Gold demand rises on lower prices: industry
Global gold demand rose in the third quarter, led by a surge in US buying, as investors took advantage of a slump in prices, the World Gold Council said Thursday.
Total gold demand stood at 1,121 tonnes in the July-September period, an increase of 8.0 percent compared with the third quarter of 2014, the London-based WGC said in its quarterly update.
"China and India remain the dominant figures in the global gold market, accounting for close to 45 percent of total demand," said Alistair Hewitt, head of market intelligence at the industry body.
"But what was particularly noticeable this quarter is that the consumer response to the price dip was a truly global occurrence," he added.
Hewitt said the United States "saw the most dramatic growth" in demand for gold bars and coins in the reporting period.
"Global jewellery demand also picked up (by 6.0 percent), in what is traditionally a quiet time of the year," he added.

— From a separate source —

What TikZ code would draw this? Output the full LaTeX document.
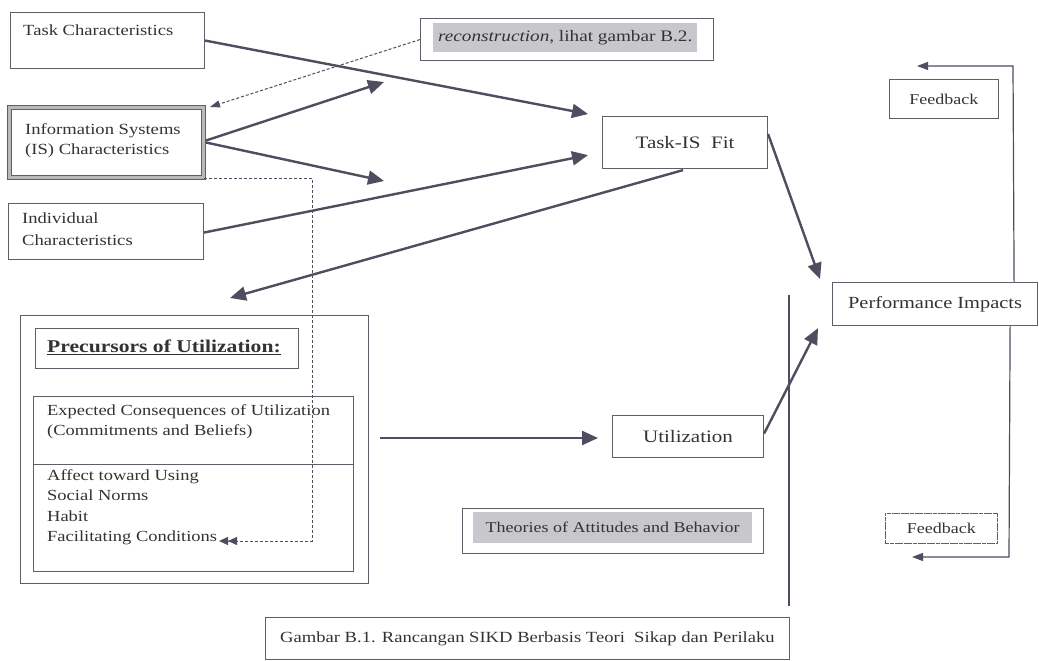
\documentclass[tikz,border=0pt]{standalone}
\usepackage{fontspec}
\setmainfont[FakeStretch=1.2]{Liberation Serif}
\usetikzlibrary{arrows.meta,calc}
\definecolor{ln}{RGB}{78,78,96}
\definecolor{bx}{RGB}{95,95,105}
\definecolor{shade}{RGB}{200,200,204}
\tikzset{
  box/.style={draw=bx,line width=1.1pt,anchor=north west,inner sep=0pt},
  txt/.style={anchor=north west,inner sep=0pt,align=left,text=black!80},
  lbl/.style={text=black!80,inner sep=0pt},
  arr/.style={draw=ln,line width=2.4pt,-{Triangle[length=16pt,width=14pt]}},
  thin/.style={draw=ln,line width=1.2pt},
  dsh/.style={draw=ln,line width=1pt,dash pattern=on 3pt off 2pt},
}
\begin{document}
\begin{tikzpicture}[x=1pt,y=-1pt]
\useasboundingbox[fill=white] (0,0) rectangle (1039,661);
% Task characteristics
\node[box,minimum width=194,minimum height=56] (tc) at (10,12) {};
\node[txt,font=\fontsize{15.5}{18}\selectfont] (tct) at ($(tc.north west)+(13,13)$) {Task Characteristics};
% IS characteristics
\node[box,draw=bx,double=gray!55,double distance=2.4pt,line width=1pt,minimum width=194,minimum height=70] (is) at (9,107) {};
\node[txt,font=\fontsize{15.5}{20}\selectfont] (ist) at ($(is.north west)+(16,16)$) {Information Systems\\(IS) Characteristics};
% Individual
\node[box,minimum width=195,minimum height=56] (ic) at (8,203) {};
\node[txt,font=\fontsize{15.5}{22}\selectfont] (ict) at ($(ic.north west)+(14,10)$) {Individual\\Characteristics};
% reconstruction
\node[box,minimum width=293,minimum height=42] (rc) at (420,18) {};
\node[fill=shade,anchor=north west,minimum width=264,minimum height=29,inner sep=0pt] (rcs) at (433,23) {};
\node[lbl,font=\fontsize{16}{18}\selectfont] (rct) at (rcs.center) {\textit{reconstruction}, lihat gambar B.2.};
% Task-IS Fit
\node[box,minimum width=165,minimum height=52] (fit) at (602,116) {};
\node[lbl,font=\fontsize{17.5}{19}\selectfont] (fitt) at (fit.center) {Task-IS\ \ Fit};
% Feedback top
\node[box,line width=0.9pt,minimum width=109,minimum height=39] (fb1) at (889,79) {};
\node[lbl,font=\fontsize{15}{17}\selectfont] (fb1t) at (fb1.center) {Feedback};
% Performance impacts
\node[box,fill=white,minimum width=205,minimum height=43] (pi) at (832,282) {};
\node[lbl,font=\fontsize{17}{19}\selectfont] (pit) at (pi.center) {Performance Impacts};
% Utilization
\node[box,minimum width=151,minimum height=42] (ut) at (612,415) {};
\node[lbl,font=\fontsize{17.5}{19}\selectfont] (utt) at (ut.center) {Utilization};
% Theories
\node[box,minimum width=301,minimum height=45] (th) at (462,508) {};
\node[fill=shade,anchor=north west,minimum width=279,minimum height=31,inner sep=0pt] (ths) at (473,512) {};
\node[lbl,font=\fontsize{15}{17}\selectfont] (tht) at (ths.center) {Theories of Attitudes and Behavior};
% Feedback bottom
\node[box,line width=0.9pt,dash pattern=on 4pt off 0.6pt,minimum width=112,minimum height=30] (fb2) at (885,513) {};
\node[lbl,font=\fontsize{15}{17}\selectfont] (fb2t) at (fb2.center) {Feedback};
% Caption
\node[box,line width=0.9pt,minimum width=524,minimum height=42] (cap) at (265,617) {};
\node[lbl,font=\fontsize{15.5}{17}\selectfont] (capt) at (cap.center) {Gambar B.1. Rancangan SIKD Berbasis Teori\ \ Sikap dan Perilaku};
% Precursors
\node[box,minimum width=348,minimum height=268] (pre) at (20,315) {};
\node[box,minimum width=263,minimum height=40] (preh) at (35,328) {};
\node[txt,font=\fontsize{18}{20}\selectfont\bfseries] (preht) at (47,340) {\underline{Precursors of Utilization:}};
\node[box,minimum width=320,minimum height=175] (inner) at (33,396) {};
\coordinate (divl) at (33,464);
\coordinate (divr) at (353,464);
\draw[bx,line width=1pt] (divl) -- (divr);
\node[txt,font=\fontsize{15.4}{20.5}\selectfont] (ect) at (47,404) {Expected Consequences of Utilization\\(Commitments and Beliefs)};
\node[txt,font=\fontsize{15.4}{20.5}\selectfont] (aft) at (47,469) {Affect toward Using\\Social Norms\\Habit\\Facilitating Conditions};
% vertical thick line
\coordinate (vt) at (789,295);
\coordinate (vb) at (789,606);
\draw[ln,line width=2.4pt] (vt) -- (vb);
% free-end coordinates
\coordinate (isup) at (384,82);
\coordinate (isdn) at (384,181);
\coordinate (prehd) at (230,298);
\coordinate (ecs) at (380,438);
\coordinate (ece) at (598,438);
\coordinate (fb1a) at (917,66);
\coordinate (fb1c) at (1013,66);
\coordinate (fb2c) at (1009,557);
\coordinate (fb2a) at (912,557);
\coordinate (dsc) at (312,178);
\coordinate (dsd) at (312,541);
\coordinate (dse) at (219,541);
% arrows
\draw[arr] (tc.east) -- ($(fit.north west)+(-14,-2)$);
\draw[arr] ($(is.east)+(2,-2)$) -- (isup);
\draw[arr] ($(is.east)+(2,0)$) -- (isdn);
\draw[arr] ($(ic.east)+(0,1)$) -- ($(fit.south west)+(-14,-14)$);
\draw[arr] ($(fit.south)+(-2,1)$) -- (prehd);
\draw[arr] ($(fit.north east)+(0,18)$) -- ($(pi.north west)+(-12,-3)$);
\draw[arr] ($(ut.east)+(0,-3)$) -- ($(pi.south west)+(-14,2)$);
\draw[arr] (ecs) -- (ece);
% feedback loop
\draw[thin,-{Triangle[length=11pt,width=8pt]}] ($(pi.north east)+(-24,0)$) -- (fb1c) -- (fb1a);
\draw[thin,-{Triangle[length=11pt,width=8pt]}] ($(pi.south east)+(-28,0)$) -- (fb2c) -- (fb2a);
% dashed
\draw[dsh,-{Triangle[length=10pt,width=7pt]}] (rc.west) -- ($(is.north east)+(6,0)$);
\draw[dsh,-{Triangle[length=9pt,width=8pt]Triangle[length=9pt,width=8pt]}] (is.south east) -- (dsc) -- (dsd) -- (dse);
\end{tikzpicture}
\end{document}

The price of gold slumped in July, striking its lowest level in more than five years at $1,072.35 an ounce.
After rebounding in recent weeks, gold on Thursday headed back towards July's lows -- sliding to $1,074.08 an ounce.
Commodity markets in general are being hit by concerns over China's weakening economy and as the strong dollar makes raw materials priced in the US unit more expensive for holders of rival currencies.
But amid a strong dollar, the WGC noted that US demand for gold bars and coins reached the highest level in five years, at 33 tonnes in the third quarter.
"Europe also saw strong levels of demand in the investment sector" owing to concerns surrounding the crises over Greek debt and Ukraine, the Council added.
The WGC added that central banks remained "a significant source of demand" for gold, which is viewed as a haven investment in times of economic unrest.